▶ EXERCISE REQUIREMENTS:
Copy every line of the listing exactly.
--
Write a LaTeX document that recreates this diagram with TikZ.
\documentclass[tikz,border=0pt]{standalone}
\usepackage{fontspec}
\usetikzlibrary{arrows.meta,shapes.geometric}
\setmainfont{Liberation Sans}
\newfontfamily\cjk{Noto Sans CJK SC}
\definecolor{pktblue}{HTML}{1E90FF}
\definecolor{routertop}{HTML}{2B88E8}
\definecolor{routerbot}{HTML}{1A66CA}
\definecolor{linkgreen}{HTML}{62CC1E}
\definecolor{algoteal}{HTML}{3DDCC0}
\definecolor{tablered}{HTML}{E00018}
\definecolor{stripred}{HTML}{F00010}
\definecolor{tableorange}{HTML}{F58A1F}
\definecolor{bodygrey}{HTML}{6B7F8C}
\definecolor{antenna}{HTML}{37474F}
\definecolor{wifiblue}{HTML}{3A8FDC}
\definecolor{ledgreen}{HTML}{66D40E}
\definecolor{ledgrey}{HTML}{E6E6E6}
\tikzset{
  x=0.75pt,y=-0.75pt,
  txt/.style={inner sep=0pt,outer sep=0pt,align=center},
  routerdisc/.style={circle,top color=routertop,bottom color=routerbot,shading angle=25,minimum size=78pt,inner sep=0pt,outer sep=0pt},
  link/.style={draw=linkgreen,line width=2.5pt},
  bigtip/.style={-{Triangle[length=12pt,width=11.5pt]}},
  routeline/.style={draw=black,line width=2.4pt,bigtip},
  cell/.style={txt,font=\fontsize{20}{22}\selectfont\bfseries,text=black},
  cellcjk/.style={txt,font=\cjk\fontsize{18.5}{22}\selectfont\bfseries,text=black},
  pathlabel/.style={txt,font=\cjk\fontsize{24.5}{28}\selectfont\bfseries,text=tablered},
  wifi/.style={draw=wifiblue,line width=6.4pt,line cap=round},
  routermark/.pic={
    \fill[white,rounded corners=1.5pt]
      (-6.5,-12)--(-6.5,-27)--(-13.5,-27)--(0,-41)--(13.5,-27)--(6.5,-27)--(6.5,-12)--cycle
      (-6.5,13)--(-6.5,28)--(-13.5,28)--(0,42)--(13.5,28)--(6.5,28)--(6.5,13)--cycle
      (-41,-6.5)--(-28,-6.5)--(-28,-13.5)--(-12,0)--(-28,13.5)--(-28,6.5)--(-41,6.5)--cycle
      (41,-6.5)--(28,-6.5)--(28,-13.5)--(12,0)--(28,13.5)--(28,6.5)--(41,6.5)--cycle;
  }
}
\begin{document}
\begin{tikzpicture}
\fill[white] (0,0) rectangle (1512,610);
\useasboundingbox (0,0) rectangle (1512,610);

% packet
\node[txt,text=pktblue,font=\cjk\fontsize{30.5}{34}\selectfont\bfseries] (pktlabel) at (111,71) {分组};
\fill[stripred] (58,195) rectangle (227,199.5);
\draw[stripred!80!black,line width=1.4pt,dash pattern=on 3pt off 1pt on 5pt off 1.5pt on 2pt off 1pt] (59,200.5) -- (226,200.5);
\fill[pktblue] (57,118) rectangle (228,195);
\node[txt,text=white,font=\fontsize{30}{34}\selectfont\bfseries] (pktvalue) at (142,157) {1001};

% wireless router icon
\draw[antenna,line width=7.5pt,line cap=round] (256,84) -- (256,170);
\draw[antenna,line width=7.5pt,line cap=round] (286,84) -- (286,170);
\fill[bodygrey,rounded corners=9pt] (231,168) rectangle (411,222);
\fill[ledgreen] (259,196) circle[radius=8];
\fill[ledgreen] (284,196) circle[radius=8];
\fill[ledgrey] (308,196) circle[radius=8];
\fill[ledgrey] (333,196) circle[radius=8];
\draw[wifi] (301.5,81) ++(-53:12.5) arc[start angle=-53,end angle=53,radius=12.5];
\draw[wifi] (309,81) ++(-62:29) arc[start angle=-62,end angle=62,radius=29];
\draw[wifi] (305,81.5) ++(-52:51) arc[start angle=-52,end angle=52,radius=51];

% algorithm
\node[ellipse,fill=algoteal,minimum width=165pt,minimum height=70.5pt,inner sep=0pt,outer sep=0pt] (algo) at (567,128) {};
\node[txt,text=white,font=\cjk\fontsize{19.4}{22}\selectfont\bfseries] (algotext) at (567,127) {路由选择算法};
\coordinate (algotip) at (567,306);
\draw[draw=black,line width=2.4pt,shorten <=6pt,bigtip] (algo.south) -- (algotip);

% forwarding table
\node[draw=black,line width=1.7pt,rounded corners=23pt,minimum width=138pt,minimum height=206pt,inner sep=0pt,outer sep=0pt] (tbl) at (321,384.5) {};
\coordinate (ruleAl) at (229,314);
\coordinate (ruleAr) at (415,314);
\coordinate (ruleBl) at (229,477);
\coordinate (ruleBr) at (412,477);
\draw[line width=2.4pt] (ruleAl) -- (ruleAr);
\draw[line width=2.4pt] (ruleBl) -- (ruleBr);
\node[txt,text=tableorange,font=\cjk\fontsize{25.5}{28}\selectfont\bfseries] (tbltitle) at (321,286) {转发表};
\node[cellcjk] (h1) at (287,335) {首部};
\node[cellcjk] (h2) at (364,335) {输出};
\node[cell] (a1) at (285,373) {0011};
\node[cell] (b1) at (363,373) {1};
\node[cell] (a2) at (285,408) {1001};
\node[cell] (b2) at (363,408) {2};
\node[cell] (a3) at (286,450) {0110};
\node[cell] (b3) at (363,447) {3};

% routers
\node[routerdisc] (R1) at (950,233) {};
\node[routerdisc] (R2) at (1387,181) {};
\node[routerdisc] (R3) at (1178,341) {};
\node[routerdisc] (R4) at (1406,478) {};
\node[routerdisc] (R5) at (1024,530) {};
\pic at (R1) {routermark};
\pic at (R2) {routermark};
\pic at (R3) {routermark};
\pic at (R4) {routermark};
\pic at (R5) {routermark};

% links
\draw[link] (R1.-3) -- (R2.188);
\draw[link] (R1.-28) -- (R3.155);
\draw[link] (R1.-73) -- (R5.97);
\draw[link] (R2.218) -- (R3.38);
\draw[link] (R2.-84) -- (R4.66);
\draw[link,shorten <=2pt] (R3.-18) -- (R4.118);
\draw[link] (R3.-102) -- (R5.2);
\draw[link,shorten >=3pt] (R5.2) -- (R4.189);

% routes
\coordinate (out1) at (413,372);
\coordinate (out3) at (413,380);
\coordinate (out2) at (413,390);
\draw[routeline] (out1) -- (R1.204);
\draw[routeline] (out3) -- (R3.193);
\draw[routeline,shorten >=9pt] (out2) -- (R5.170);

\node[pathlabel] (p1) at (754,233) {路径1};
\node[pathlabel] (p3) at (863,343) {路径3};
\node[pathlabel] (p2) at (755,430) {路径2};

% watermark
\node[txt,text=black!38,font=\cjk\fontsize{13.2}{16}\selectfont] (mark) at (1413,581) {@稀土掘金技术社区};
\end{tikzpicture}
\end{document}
--
▶ COMPLETE OUTPUT:
Write a LaTeX document that recreates this diagram with TikZ.
\documentclass[tikz,border=0pt]{standalone}
\usepackage{fontspec}
\usetikzlibrary{arrows.meta,shapes.geometric}
\setmainfont{Liberation Sans}
\newfontfamily\cjk{Noto Sans CJK SC}
\definecolor{pktblue}{HTML}{1E90FF}
\definecolor{routertop}{HTML}{2B88E8}
\definecolor{routerbot}{HTML}{1A66CA}
\definecolor{linkgreen}{HTML}{62CC1E}
\definecolor{algoteal}{HTML}{3DDCC0}
\definecolor{tablered}{HTML}{E00018}
\definecolor{stripred}{HTML}{F00010}
\definecolor{tableorange}{HTML}{F58A1F}
\definecolor{bodygrey}{HTML}{6B7F8C}
\definecolor{antenna}{HTML}{37474F}
\definecolor{wifiblue}{HTML}{3A8FDC}
\definecolor{ledgreen}{HTML}{66D40E}
\definecolor{ledgrey}{HTML}{E6E6E6}
\tikzset{
  x=0.75pt,y=-0.75pt,
  txt/.style={inner sep=0pt,outer sep=0pt,align=center},
  routerdisc/.style={circle,top color=routertop,bottom color=routerbot,shading angle=25,minimum size=78pt,inner sep=0pt,outer sep=0pt},
  link/.style={draw=linkgreen,line width=2.5pt},
  bigtip/.style={-{Triangle[length=12pt,width=11.5pt]}},
  routeline/.style={draw=black,line width=2.4pt,bigtip},
  cell/.style={txt,font=\fontsize{20}{22}\selectfont\bfseries,text=black},
  cellcjk/.style={txt,font=\cjk\fontsize{18.5}{22}\selectfont\bfseries,text=black},
  pathlabel/.style={txt,font=\cjk\fontsize{24.5}{28}\selectfont\bfseries,text=tablered},
  wifi/.style={draw=wifiblue,line width=6.4pt,line cap=round},
  routermark/.pic={
    \fill[white,rounded corners=1.5pt]
      (-6.5,-12)--(-6.5,-27)--(-13.5,-27)--(0,-41)--(13.5,-27)--(6.5,-27)--(6.5,-12)--cycle
      (-6.5,13)--(-6.5,28)--(-13.5,28)--(0,42)--(13.5,28)--(6.5,28)--(6.5,13)--cycle
      (-41,-6.5)--(-28,-6.5)--(-28,-13.5)--(-12,0)--(-28,13.5)--(-28,6.5)--(-41,6.5)--cycle
      (41,-6.5)--(28,-6.5)--(28,-13.5)--(12,0)--(28,13.5)--(28,6.5)--(41,6.5)--cycle;
  }
}
\begin{document}
\begin{tikzpicture}
\fill[white] (0,0) rectangle (1512,610);
\useasboundingbox (0,0) rectangle (1512,610);

% packet
\node[txt,text=pktblue,font=\cjk\fontsize{30.5}{34}\selectfont\bfseries] (pktlabel) at (111,71) {分组};
\fill[stripred] (58,195) rectangle (227,199.5);
\draw[stripred!80!black,line width=1.4pt,dash pattern=on 3pt off 1pt on 5pt off 1.5pt on 2pt off 1pt] (59,200.5) -- (226,200.5);
\fill[pktblue] (57,118) rectangle (228,195);
\node[txt,text=white,font=\fontsize{30}{34}\selectfont\bfseries] (pktvalue) at (142,157) {1001};

% wireless router icon
\draw[antenna,line width=7.5pt,line cap=round] (256,84) -- (256,170);
\draw[antenna,line width=7.5pt,line cap=round] (286,84) -- (286,170);
\fill[bodygrey,rounded corners=9pt] (231,168) rectangle (411,222);
\fill[ledgreen] (259,196) circle[radius=8];
\fill[ledgreen] (284,196) circle[radius=8];
\fill[ledgrey] (308,196) circle[radius=8];
\fill[ledgrey] (333,196) circle[radius=8];
\draw[wifi] (301.5,81) ++(-53:12.5) arc[start angle=-53,end angle=53,radius=12.5];
\draw[wifi] (309,81) ++(-62:29) arc[start angle=-62,end angle=62,radius=29];
\draw[wifi] (305,81.5) ++(-52:51) arc[start angle=-52,end angle=52,radius=51];

% algorithm
\node[ellipse,fill=algoteal,minimum width=165pt,minimum height=70.5pt,inner sep=0pt,outer sep=0pt] (algo) at (567,128) {};
\node[txt,text=white,font=\cjk\fontsize{19.4}{22}\selectfont\bfseries] (algotext) at (567,127) {路由选择算法};
\coordinate (algotip) at (567,306);
\draw[draw=black,line width=2.4pt,shorten <=6pt,bigtip] (algo.south) -- (algotip);

% forwarding table
\node[draw=black,line width=1.7pt,rounded corners=23pt,minimum width=138pt,minimum height=206pt,inner sep=0pt,outer sep=0pt] (tbl) at (321,384.5) {};
\coordinate (ruleAl) at (229,314);
\coordinate (ruleAr) at (415,314);
\coordinate (ruleBl) at (229,477);
\coordinate (ruleBr) at (412,477);
\draw[line width=2.4pt] (ruleAl) -- (ruleAr);
\draw[line width=2.4pt] (ruleBl) -- (ruleBr);
\node[txt,text=tableorange,font=\cjk\fontsize{25.5}{28}\selectfont\bfseries] (tbltitle) at (321,286) {转发表};
\node[cellcjk] (h1) at (287,335) {首部};
\node[cellcjk] (h2) at (364,335) {输出};
\node[cell] (a1) at (285,373) {0011};
\node[cell] (b1) at (363,373) {1};
\node[cell] (a2) at (285,408) {1001};
\node[cell] (b2) at (363,408) {2};
\node[cell] (a3) at (286,450) {0110};
\node[cell] (b3) at (363,447) {3};

% routers
\node[routerdisc] (R1) at (950,233) {};
\node[routerdisc] (R2) at (1387,181) {};
\node[routerdisc] (R3) at (1178,341) {};
\node[routerdisc] (R4) at (1406,478) {};
\node[routerdisc] (R5) at (1024,530) {};
\pic at (R1) {routermark};
\pic at (R2) {routermark};
\pic at (R3) {routermark};
\pic at (R4) {routermark};
\pic at (R5) {routermark};

% links
\draw[link] (R1.-3) -- (R2.188);
\draw[link] (R1.-28) -- (R3.155);
\draw[link] (R1.-73) -- (R5.97);
\draw[link] (R2.218) -- (R3.38);
\draw[link] (R2.-84) -- (R4.66);
\draw[link,shorten <=2pt] (R3.-18) -- (R4.118);
\draw[link] (R3.-102) -- (R5.2);
\draw[link,shorten >=3pt] (R5.2) -- (R4.189);

% routes
\coordinate (out1) at (413,372);
\coordinate (out3) at (413,380);
\coordinate (out2) at (413,390);
\draw[routeline] (out1) -- (R1.204);
\draw[routeline] (out3) -- (R3.193);
\draw[routeline,shorten >=9pt] (out2) -- (R5.170);

\node[pathlabel] (p1) at (754,233) {路径1};
\node[pathlabel] (p3) at (863,343) {路径3};
\node[pathlabel] (p2) at (755,430) {路径2};

% watermark
\node[txt,text=black!38,font=\cjk\fontsize{13.2}{16}\selectfont] (mark) at (1413,581) {@稀土掘金技术社区};
\end{tikzpicture}
\end{document}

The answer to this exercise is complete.